- **Exercise goal**: Give all the lines below again, exactly, with no pictures.

- **Supplied data**:
▶

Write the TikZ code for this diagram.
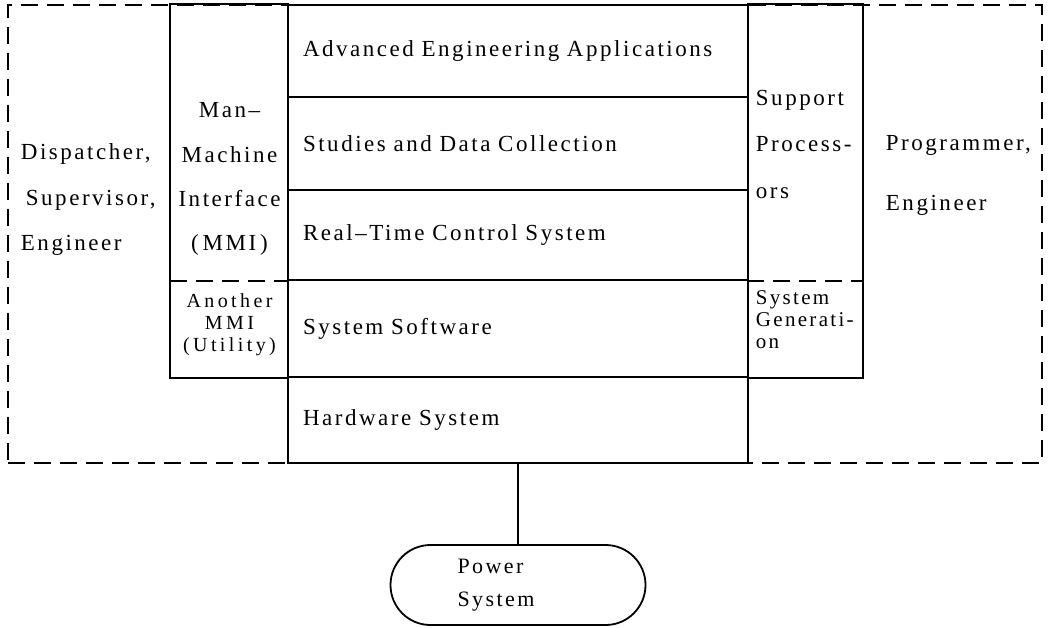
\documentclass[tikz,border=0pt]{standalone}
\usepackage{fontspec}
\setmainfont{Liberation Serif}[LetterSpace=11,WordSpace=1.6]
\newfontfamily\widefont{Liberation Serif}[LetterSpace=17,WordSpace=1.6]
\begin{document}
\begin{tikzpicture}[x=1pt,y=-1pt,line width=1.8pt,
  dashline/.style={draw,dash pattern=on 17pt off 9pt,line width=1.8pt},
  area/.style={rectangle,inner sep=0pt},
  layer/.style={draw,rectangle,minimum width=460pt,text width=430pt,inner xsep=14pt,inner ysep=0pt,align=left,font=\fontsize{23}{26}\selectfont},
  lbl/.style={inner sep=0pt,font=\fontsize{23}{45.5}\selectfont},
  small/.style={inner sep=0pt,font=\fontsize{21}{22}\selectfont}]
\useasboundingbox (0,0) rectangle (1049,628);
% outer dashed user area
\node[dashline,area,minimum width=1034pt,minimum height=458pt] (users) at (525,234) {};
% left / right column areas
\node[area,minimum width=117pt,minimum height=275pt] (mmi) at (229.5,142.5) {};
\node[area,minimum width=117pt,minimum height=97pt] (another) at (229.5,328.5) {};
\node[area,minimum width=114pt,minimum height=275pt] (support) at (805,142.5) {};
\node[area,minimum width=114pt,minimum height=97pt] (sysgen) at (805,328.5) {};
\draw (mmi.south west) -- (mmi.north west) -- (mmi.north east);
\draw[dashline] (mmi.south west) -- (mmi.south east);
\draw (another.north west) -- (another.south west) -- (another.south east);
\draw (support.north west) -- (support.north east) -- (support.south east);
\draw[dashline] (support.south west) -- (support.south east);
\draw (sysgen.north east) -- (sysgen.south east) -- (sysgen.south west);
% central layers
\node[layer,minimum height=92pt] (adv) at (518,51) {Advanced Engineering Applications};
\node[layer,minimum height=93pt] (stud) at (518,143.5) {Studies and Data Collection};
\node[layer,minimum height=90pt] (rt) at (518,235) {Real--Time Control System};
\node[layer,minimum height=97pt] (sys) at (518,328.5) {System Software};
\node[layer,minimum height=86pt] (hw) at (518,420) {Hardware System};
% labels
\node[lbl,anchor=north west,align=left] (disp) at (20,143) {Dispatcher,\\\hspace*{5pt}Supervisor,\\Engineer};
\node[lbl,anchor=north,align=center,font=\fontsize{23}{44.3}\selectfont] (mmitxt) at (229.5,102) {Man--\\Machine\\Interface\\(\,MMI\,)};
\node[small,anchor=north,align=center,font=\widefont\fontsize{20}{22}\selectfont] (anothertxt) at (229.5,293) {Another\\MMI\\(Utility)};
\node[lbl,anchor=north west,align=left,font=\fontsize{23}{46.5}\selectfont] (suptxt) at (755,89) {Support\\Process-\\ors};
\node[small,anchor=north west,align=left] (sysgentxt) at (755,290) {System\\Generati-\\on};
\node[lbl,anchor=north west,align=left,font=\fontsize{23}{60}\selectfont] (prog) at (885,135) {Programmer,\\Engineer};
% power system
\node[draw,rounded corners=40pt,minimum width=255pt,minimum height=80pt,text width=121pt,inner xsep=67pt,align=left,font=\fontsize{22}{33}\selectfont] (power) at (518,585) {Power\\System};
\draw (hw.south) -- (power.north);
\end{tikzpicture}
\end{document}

◀

- **The solution**:
Write the TikZ code for this diagram.
\documentclass[tikz,border=0pt]{standalone}
\usepackage{fontspec}
\setmainfont{Liberation Serif}[LetterSpace=11,WordSpace=1.6]
\newfontfamily\widefont{Liberation Serif}[LetterSpace=17,WordSpace=1.6]
\begin{document}
\begin{tikzpicture}[x=1pt,y=-1pt,line width=1.8pt,
  dashline/.style={draw,dash pattern=on 17pt off 9pt,line width=1.8pt},
  area/.style={rectangle,inner sep=0pt},
  layer/.style={draw,rectangle,minimum width=460pt,text width=430pt,inner xsep=14pt,inner ysep=0pt,align=left,font=\fontsize{23}{26}\selectfont},
  lbl/.style={inner sep=0pt,font=\fontsize{23}{45.5}\selectfont},
  small/.style={inner sep=0pt,font=\fontsize{21}{22}\selectfont}]
\useasboundingbox (0,0) rectangle (1049,628);
% outer dashed user area
\node[dashline,area,minimum width=1034pt,minimum height=458pt] (users) at (525,234) {};
% left / right column areas
\node[area,minimum width=117pt,minimum height=275pt] (mmi) at (229.5,142.5) {};
\node[area,minimum width=117pt,minimum height=97pt] (another) at (229.5,328.5) {};
\node[area,minimum width=114pt,minimum height=275pt] (support) at (805,142.5) {};
\node[area,minimum width=114pt,minimum height=97pt] (sysgen) at (805,328.5) {};
\draw (mmi.south west) -- (mmi.north west) -- (mmi.north east);
\draw[dashline] (mmi.south west) -- (mmi.south east);
\draw (another.north west) -- (another.south west) -- (another.south east);
\draw (support.north west) -- (support.north east) -- (support.south east);
\draw[dashline] (support.south west) -- (support.south east);
\draw (sysgen.north east) -- (sysgen.south east) -- (sysgen.south west);
% central layers
\node[layer,minimum height=92pt] (adv) at (518,51) {Advanced Engineering Applications};
\node[layer,minimum height=93pt] (stud) at (518,143.5) {Studies and Data Collection};
\node[layer,minimum height=90pt] (rt) at (518,235) {Real--Time Control System};
\node[layer,minimum height=97pt] (sys) at (518,328.5) {System Software};
\node[layer,minimum height=86pt] (hw) at (518,420) {Hardware System};
% labels
\node[lbl,anchor=north west,align=left] (disp) at (20,143) {Dispatcher,\\\hspace*{5pt}Supervisor,\\Engineer};
\node[lbl,anchor=north,align=center,font=\fontsize{23}{44.3}\selectfont] (mmitxt) at (229.5,102) {Man--\\Machine\\Interface\\(\,MMI\,)};
\node[small,anchor=north,align=center,font=\widefont\fontsize{20}{22}\selectfont] (anothertxt) at (229.5,293) {Another\\MMI\\(Utility)};
\node[lbl,anchor=north west,align=left,font=\fontsize{23}{46.5}\selectfont] (suptxt) at (755,89) {Support\\Process-\\ors};
\node[small,anchor=north west,align=left] (sysgentxt) at (755,290) {System\\Generati-\\on};
\node[lbl,anchor=north west,align=left,font=\fontsize{23}{60}\selectfont] (prog) at (885,135) {Programmer,\\Engineer};
% power system
\node[draw,rounded corners=40pt,minimum width=255pt,minimum height=80pt,text width=121pt,inner xsep=67pt,align=left,font=\fontsize{22}{33}\selectfont] (power) at (518,585) {Power\\System};
\draw (hw.south) -- (power.north);
\end{tikzpicture}
\end{document}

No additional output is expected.